No caso dos fundos multimercado convencionais, que operam bolsa, dólar e juros, Sylvio Fleury, diretor de relações com o mercado da Ativa Investimentos, entende que a habitual “política do 2×20” (2% de administração e 20% de performance sobre o que ultrapassar o benchmark) só se justifica em fundos que entreguem ganhos recorrentes.
“Em um multimercado que não sai do trivial, não vale a pena pagar essa taxa. A 2%, o gestor tem de saber correr risco. Se ele comprar só LFT (título público conhecido como Tesouro Selic), o fundo vai render 33% do CDI, 1% ao ano.
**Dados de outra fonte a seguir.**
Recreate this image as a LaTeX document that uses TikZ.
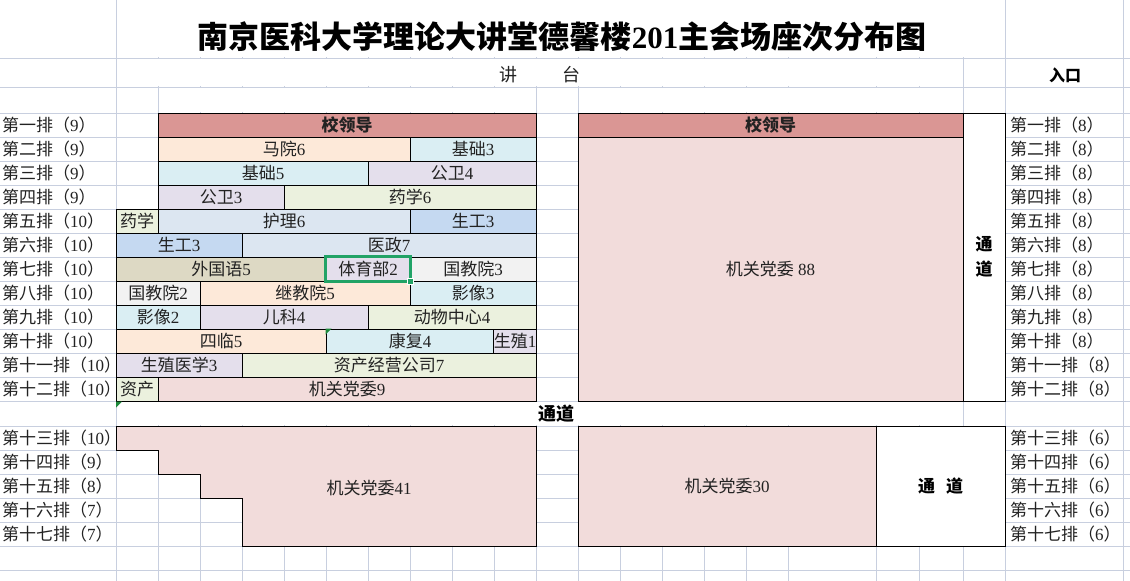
\documentclass[tikz,border=0pt]{standalone}
\usepackage{fontspec}
\setmainfont{Liberation Serif}
\newfontfamily\cjk{Noto Sans CJK SC}
\newcommand\zh[1]{{\cjk #1}}
\definecolor{gridc}{HTML}{C8CFDF}
\definecolor{lead}{HTML}{DA9694}
\definecolor{pinkc}{HTML}{F2DCDB}
\definecolor{peach}{HTML}{FDE9D9}
\definecolor{lblue}{HTML}{DAEEF3}
\definecolor{lav}{HTML}{E4DFEC}
\definecolor{lgreen}{HTML}{EBF1DE}
\definecolor{steel}{HTML}{DCE6F1}
\definecolor{bluec}{HTML}{C5D9F1}
\definecolor{tan}{HTML}{DDD9C4}
\definecolor{grayc}{HTML}{F2F2F2}
\definecolor{txt}{HTML}{222222}
\definecolor{selg}{HTML}{21A366}
\definecolor{errg}{HTML}{1E8A3C}
\newcommand\seatcell[6]{% name, x1, x2, row, fill, text
  \pgfmathsetmacro\cw{#3-#2}%
  \pgfmathsetmacro\cx{(#2+#3)/2}%
  \pgfmathsetmacro\cy{113+24*(#4-1)+12}%
  \node[seat,fill=#5,minimum width=\cw pt] (#1) at (\cx,\cy) {#6};}
\newcommand\rowlab[4]{% name, x, y, text
  \node[lab] (#1) at (#2,#3) {#4};}
\begin{document}
\begin{tikzpicture}[x=1pt,y=-1pt,
  gridl/.style={draw=gridc,line width=0.8pt},
  border/.style={draw=black,line width=0.9pt},
  seat/.style={border,minimum height=24pt,inner sep=0pt,text=txt,
    font=\fontsize{17}{20}\selectfont},
  lab/.style={anchor=west,inner sep=0pt,text=txt,font=\fontsize{17}{20}\selectfont},
  plain/.style={inner sep=0pt,text=txt,font=\fontsize{17}{20}\selectfont},
  bold/.style={inner sep=0pt,text=black,font=\fontsize{17}{25}\selectfont\bfseries}]
\useasboundingbox (0,0) rectangle (1130,581);
\fill[white] (0,0) rectangle (1130,581);
% grid lines
\foreach \x in {116,158,200,242,284,326,368,410,452,494,536,578,620,662,704,746,788,876,919,963,1005,1123}
  \draw[gridl] (\x,0) -- (\x,581);
\foreach \y in {58,87,113,137,...,401,426,450,474,498,522,546,570}
  \draw[gridl] (0,\y) -- (1130,\y);
% merged areas
\fill[white] (116.6,0) rectangle (1004.4,57.4);
\fill[white] (116.6,58.6) rectangle (962.4,86.4);
\fill[white] (158.6,87.6) rectangle (535.4,112.4);
\fill[white] (578.6,87.6) rectangle (962.4,112.4);
\fill[white] (116.6,401.6) rectangle (962.4,425.4);
% headings
\node[inner sep=0pt,font=\fontsize{31}{34}\selectfont\bfseries] (title) at (562,37)
  {\zh{南京医科大学理论大讲堂德馨楼}201\zh{主会场座次分布图}};
\node[plain,font=\fontsize{18}{20}\selectfont] (stage) at (540,75) {\zh{讲}\hspace{45pt}\zh{台}};
\node[bold,font=\fontsize{16}{20}\selectfont\bfseries] (entry) at (1065,75) {\zh{入口}};
% left block
\seatcell{L1a}{158}{536}{1}{lead}{\bfseries\zh{校领导}}
\seatcell{L2a}{158}{410}{2}{peach}{\zh{马院}6}
\seatcell{L2b}{410}{536}{2}{lblue}{\zh{基础}3}
\seatcell{L3a}{158}{368}{3}{lblue}{\zh{基础}5}
\seatcell{L3b}{368}{536}{3}{lav}{\zh{公卫}4}
\seatcell{L4a}{158}{284}{4}{lav}{\zh{公卫}3}
\seatcell{L4b}{284}{536}{4}{lgreen}{\zh{药学}6}
\seatcell{L5a}{116}{158}{5}{lgreen}{\zh{药学}}
\seatcell{L5b}{158}{410}{5}{steel}{\zh{护理}6}
\seatcell{L5c}{410}{536}{5}{bluec}{\zh{生工}3}
\seatcell{L6a}{116}{242}{6}{bluec}{\zh{生工}3}
\seatcell{L6b}{242}{536}{6}{steel}{\zh{医政}7}
\seatcell{L7a}{116}{326}{7}{tan}{\zh{外国语}5}
\seatcell{L7b}{326}{410}{7}{lav}{\zh{体育部}2}
\seatcell{L7c}{410}{536}{7}{grayc}{\zh{国教院}3}
\seatcell{L8a}{116}{200}{8}{grayc}{\zh{国教院}2}
\seatcell{L8b}{200}{410}{8}{peach}{\zh{继教院}5}
\seatcell{L8c}{410}{536}{8}{lblue}{\zh{影像}3}
\seatcell{L9a}{116}{200}{9}{lblue}{\zh{影像}2}
\seatcell{L9b}{200}{368}{9}{lav}{\zh{儿科}4}
\seatcell{L9c}{368}{536}{9}{lgreen}{\zh{动物中心}4}
\seatcell{L10a}{116}{326}{10}{peach}{\zh{四临}5}
\seatcell{L10b}{326}{494}{10}{lblue}{\zh{康复}4}
\seatcell{L10c}{494}{536}{10}{lav}{\zh{生殖}1}
\seatcell{L11a}{116}{242}{11}{lav}{\zh{生殖医学}3}
\seatcell{L11b}{242}{536}{11}{lgreen}{\zh{资产经营公司}7}
\seatcell{L12a}{116}{158}{12}{lgreen}{\zh{资产}}
\seatcell{L12b}{158}{536}{12}{pinkc}{\zh{机关党委}9}
% right block
\seatcell{R1}{578}{963}{1}{lead}{\bfseries\zh{校领导}}
\node[seat,fill=pinkc,minimum width=385pt,minimum height=264pt] (R2) at (770.5,269) {\zh{机关党委} 88};
\node[seat,fill=white,minimum width=42pt,minimum height=288pt,align=center,
  font=\fontsize{17}{25}\selectfont\bfseries,text=black] (A1) at (984,257) {\zh{通}\\\zh{道}};
% aisle row
\node[bold,font=\fontsize{18}{20}\selectfont\bfseries] (A2) at (556,414) {\zh{通道}};
% bottom blocks
\draw[border,fill=pinkc] (116,426) -- (536,426) -- (536,546) -- (242,546) -- (242,498)
  -- (200,498) -- (200,474) -- (158,474) -- (158,450) -- (116,450) -- cycle;
\node[plain] (B1) at (369,488) {\zh{机关党委}41};
\node[seat,fill=pinkc,minimum width=298pt,minimum height=120pt] (B2) at (727,486) {\zh{机关党委}30};
\node[seat,fill=white,minimum width=129pt,minimum height=120pt,
  font=\fontsize{17}{20}\selectfont\bfseries,text=black] (A3) at (940.5,486) {\zh{通}\hspace{11pt}\zh{道}};
% selection and indicators
\draw[draw=selg,line width=2.6pt] (L7b.south west) rectangle (L7b.north east);
\node[fill=selg,draw=white,line width=0.6pt,minimum size=5.5pt,inner sep=0pt] (hdl) at (L7b.south east) {};
\fill[errg] (L10b.north west) -- ++(6,0) -- ++(-6,6) -- cycle;
\fill[errg] (116,401.5) -- ++(6,0) -- ++(-6,6) -- cycle;
% left row labels
\rowlab{la1}{2}{125}{\zh{第一排（}9\zh{）}}
\rowlab{la2}{2}{149}{\zh{第二排（}9\zh{）}}
\rowlab{la3}{2}{173}{\zh{第三排（}9\zh{）}}
\rowlab{la4}{2}{197}{\zh{第四排（}9\zh{）}}
\rowlab{la5}{2}{221}{\zh{第五排（}10\zh{）}}
\rowlab{la6}{2}{245}{\zh{第六排（}10\zh{）}}
\rowlab{la7}{2}{269}{\zh{第七排（}10\zh{）}}
\rowlab{la8}{2}{293}{\zh{第八排（}10\zh{）}}
\rowlab{la9}{2}{317}{\zh{第九排（}10\zh{）}}
\rowlab{la10}{2}{341}{\zh{第十排（}10\zh{）}}
\rowlab{la11}{2}{365}{\zh{第十一排（}10\zh{）}}
\rowlab{la12}{2}{389}{\zh{第十二排（}10\zh{）}}
\rowlab{la13}{2}{438}{\zh{第十三排（}10\zh{）}}
\rowlab{la14}{2}{462}{\zh{第十四排（}9\zh{）}}
\rowlab{la15}{2}{486}{\zh{第十五排（}8\zh{）}}
\rowlab{la16}{2}{510}{\zh{第十六排（}7\zh{）}}
\rowlab{la17}{2}{534}{\zh{第十七排（}7\zh{）}}
% right row labels
\rowlab{ra1}{1010}{125}{\zh{第一排（}8\zh{）}}
\rowlab{ra2}{1010}{149}{\zh{第二排（}8\zh{）}}
\rowlab{ra3}{1010}{173}{\zh{第三排（}8\zh{）}}
\rowlab{ra4}{1010}{197}{\zh{第四排（}8\zh{）}}
\rowlab{ra5}{1010}{221}{\zh{第五排（}8\zh{）}}
\rowlab{ra6}{1010}{245}{\zh{第六排（}8\zh{）}}
\rowlab{ra7}{1010}{269}{\zh{第七排（}8\zh{）}}
\rowlab{ra8}{1010}{293}{\zh{第八排（}8\zh{）}}
\rowlab{ra9}{1010}{317}{\zh{第九排（}8\zh{）}}
\rowlab{ra10}{1010}{341}{\zh{第十排（}8\zh{）}}
\rowlab{ra11}{1010}{365}{\zh{第十一排（}8\zh{）}}
\rowlab{ra12}{1010}{389}{\zh{第十二排（}8\zh{）}}
\rowlab{ra13}{1010}{438}{\zh{第十三排（}6\zh{）}}
\rowlab{ra14}{1010}{462}{\zh{第十四排（}6\zh{）}}
\rowlab{ra15}{1010}{486}{\zh{第十五排（}6\zh{）}}
\rowlab{ra16}{1010}{510}{\zh{第十六排（}6\zh{）}}
\rowlab{ra17}{1010}{534}{\zh{第十七排（}6\zh{）}}
\end{tikzpicture}
\end{document}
Ele tem de fazer por onde, justificar o que está sendo cobrado do cliente.”
Para o analista de fundos da Guide Investimentos, David Sousa Rocha, ainda que a redução das taxas de administração seja necessária para ajudar os fundos a entregar o objetivo de retorno proposto, os gestores já chegaram ao limite. “Uma hora a Selic voltará a subir. Quando isso acontecer, vai ser duro para o gestor aumentar a taxa de administração, um gesto mercadologicamente difícil. Então, ele pensa a longo prazo. Não pode reduzir a taxa a quase zero, senão depois fica muito complicado voltar a aumentar”, diz. As informações são do jornal O Estado de S. Paulo.